Rey Enigma

Personal information
- Nationality: Spanish
- Occupation: Chess player

TikTok information
- Page: rey.enigma;
- Followers: 3.1 million

YouTube information
- Channel: Rey Enigma;
- Years active: 2021–present
- Subscribers: 2 million

= Rey Enigma =

Spanish chess player

Rey Enigma is a Spanish chess player, content creator, and author of unknown identity. He has played matches against important figures in chess such as Garry Kasparov, Anatoly Karpov, Magnus Carlsen, Hikaru Nakamura, Judit Polgár, Alexandra Kosteniuk and Levy Rozman.

He has over 3 million followers on TikTok, and over 2 million subscribers on YouTube.

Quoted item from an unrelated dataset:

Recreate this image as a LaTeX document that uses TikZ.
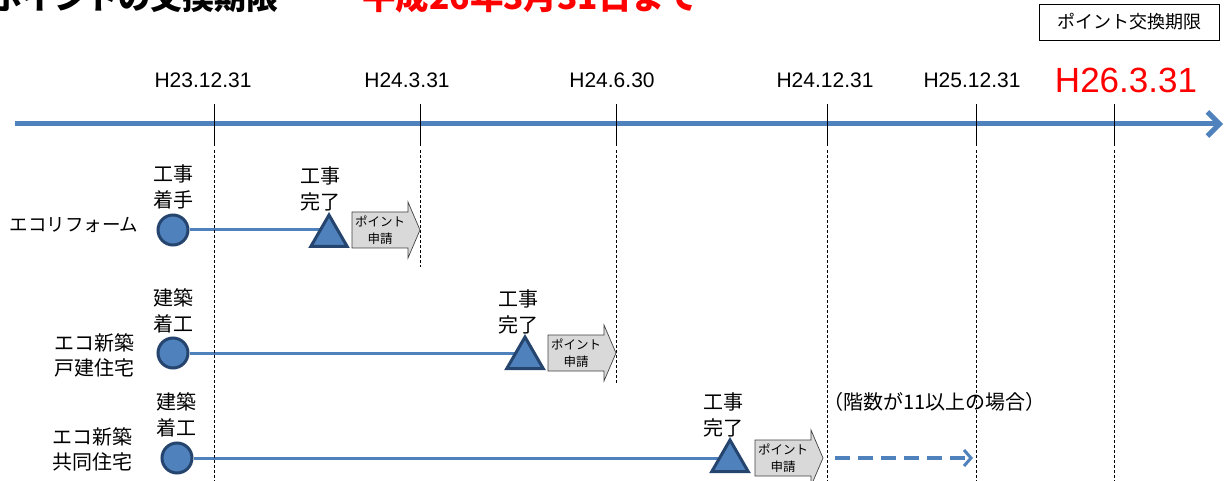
\documentclass[tikz,border=0pt]{standalone}
\usepackage{fontspec}
\setmainfont{Liberation Sans}
\newfontfamily\jp{Noto Sans CJK JP}
\usetikzlibrary{arrows.meta,shapes.geometric,backgrounds}
\definecolor{tlblue}{HTML}{4F81BD}
\definecolor{dkblue}{HTML}{25446E}
\definecolor{ptgray}{HTML}{D9D9D9}
\definecolor{titlered}{HTML}{FF0000}
\tikzset{
  timeline/.style={tlblue, line width=5pt, -{Straight Barb[length=12pt,width=24pt]}},
  tickln/.style={black, line width=0.9pt},
  vdash/.style={black, line width=0.6pt, dash pattern=on 3pt off 2pt},
  datelbl/.style={anchor=base, inner sep=0pt, font=\fontsize{21}{21}\selectfont},
  mile/.style={circle, draw=dkblue, fill=tlblue, line width=3pt, minimum size=30pt, inner sep=0pt},
  tri/.style={regular polygon, regular polygon sides=3, draw=dkblue, fill=tlblue, line width=3pt, minimum size=42pt, inner sep=0pt},
  conn/.style={tlblue, line width=3pt},
  dasharrow/.style={tlblue, line width=3.5pt, dash pattern=on 15pt off 8pt, -{Straight Barb[length=7pt,width=16pt,line width=3pt]}},
  evlbl/.style={font=\jp\fontsize{20}{26}\selectfont, align=center, inner sep=0pt},
  rowlbl/.style={font=\jp\fontsize{20}{25}\selectfont, align=left, inner sep=0pt},
  ptshape/.style={draw=black!75, fill=ptgray, line width=0.7pt},
  pttext/.style={font=\jp\fontsize{12.5}{17}\selectfont, align=center, inner sep=0pt},
  titlelbl/.style={anchor=base west, inner sep=0pt, font=\jp\bfseries\fontsize{32}{32}\selectfont},
}
\newcommand\ptarrow[3]{%
  \draw[ptshape,shift={(#2,#3)}] (-28,-18) -- (28,-18) -- (28,-28) -- (40,0) -- (28,28) -- (28,18) -- (-28,18) -- cycle;
  \node[pttext] (#1) at (#2,#3) {ポイント\\申請};
}
\begin{document}
\begin{tikzpicture}[x=1pt,y=-1pt]
\useasboundingbox (0,0) rectangle (1224,481);
% title (cut off at top, as in the reference)
\node[titlelbl] (title) at (-10,10) {ポイントの交換期限};
\node[titlelbl, text=titlered, font=\jp\bfseries\fontsize{33.5}{33.5}\selectfont] (deadline) at (362,10) {平成26年3月31日まで};
\node[draw, line width=0.8pt, minimum width=180pt, minimum height=36pt, inner sep=0pt, font=\jp\fontsize{18}{18}\selectfont] (legend) at (1129,22) {ポイント交換期限};
% date labels
\node[datelbl] (d1) at (203,88) {H23.12.31};
\node[datelbl] (d2) at (407,88) {H24.3.31};
\node[datelbl] (d3) at (612,88) {H24.6.30};
\node[datelbl] (d4) at (825,88) {H24.12.31};
\node[datelbl] (d5) at (972,88) {H25.12.31};
\node[datelbl, text=titlered, font=\fontsize{35}{35}\selectfont] (d6) at (1126,93) {H26.3.31};
% dashed verticals
\draw[vdash] (214,150) -- (214,481);
\draw[vdash] (420,150) -- (420,267);
\draw[vdash] (616,150) -- (616,383);
\draw[vdash] (827,150) -- (827,481);
\draw[vdash] (976,150) -- (976,481);
\draw[vdash] (1114,150) -- (1114,481);
% timeline
\coordinate (tl0) at (15,124);
\coordinate (tl1) at (1223,124);
\draw[timeline] (tl0) -- (tl1);
\foreach \x in {214,420,616,827,976,1114} \draw[tickln] (\x,104) -- (\x,146);
% row labels
\node[rowlbl, font=\jp\fontsize{18.5}{22}\selectfont] (r1) at (74,225) {エコリフォーム};
\node[rowlbl] (r2) at (94,355) {エコ新築\\戸建住宅};
\node[rowlbl] (r3) at (92,449) {エコ新築\\共同住宅};
% event labels
\node[evlbl] (e1a) at (173,187) {工事\\着手};
\node[evlbl] (e1b) at (320,189) {工事\\完了};
\node[evlbl] (e2a) at (173,311) {建築\\着工};
\node[evlbl] (e2b) at (518,312) {工事\\完了};
\node[evlbl] (e3a) at (176,415) {建築\\着工};
\node[evlbl] (e3b) at (723,415) {工事\\完了};
% milestones
\node[mile] (c1) at (173,230) {};
\node[tri] (t1) at (329,236) {};
\node[mile] (c2) at (173,353) {};
\node[tri] (t2) at (525,358) {};
\node[mile] (c3) at (177,458) {};
\node[tri] (t3) at (730,461) {};
\begin{scope}[on background layer]
\draw[conn] (c1) -- (c1 -| t1);
\draw[conn] (c2) -- (c2 -| t2);
\draw[conn] (c3) -- (c3 -| t3);
\end{scope}
% point application arrows
\ptarrow{p1}{380}{230}
\ptarrow{p2}{576}{353}
\ptarrow{p3}{783}{458}
% dashed extension
\coordinate (x0) at (835,458);
\coordinate (x1) at (973,458);
\draw[dasharrow] (x0) -- (x1);
\node[anchor=base west, inner sep=0pt, font=\jp\fontsize{20}{20}\selectfont] (note) at (823,409) {（階数が11以上の場合）};
\end{tikzpicture}
\end{document}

In addition to publishing content on social media, he makes public appearances on the street, in schools, at tournaments, and other places, where he plays matches against members of the public.

He has appeared on the show Got Talent España, where he played a match against Anatoly Karpov. The match ended in a draw.

== Identity ==
Rey Enigma keeps his identity a secret by wearing a mask and a black and white checkered costume, resembling a chessboard, and a voice changer.

However, in interviews he has given some details about his life. He has stated that he learned chess from his grandfather at the age of 5. He has also said that he is a "professional player who decided to put on the disguise to promote this sport and its values", and that he continues to participate in tournaments under his real identity.

He has also disclosed that he used to work in digital marketing but resigned from his job in September 2021, and that only eight people in the world know his age. There has been speculation that Rey Enigma could be David Antón Guijarro, David Martínez, Miguel Santos Ruiz, or Roi Reinaldo.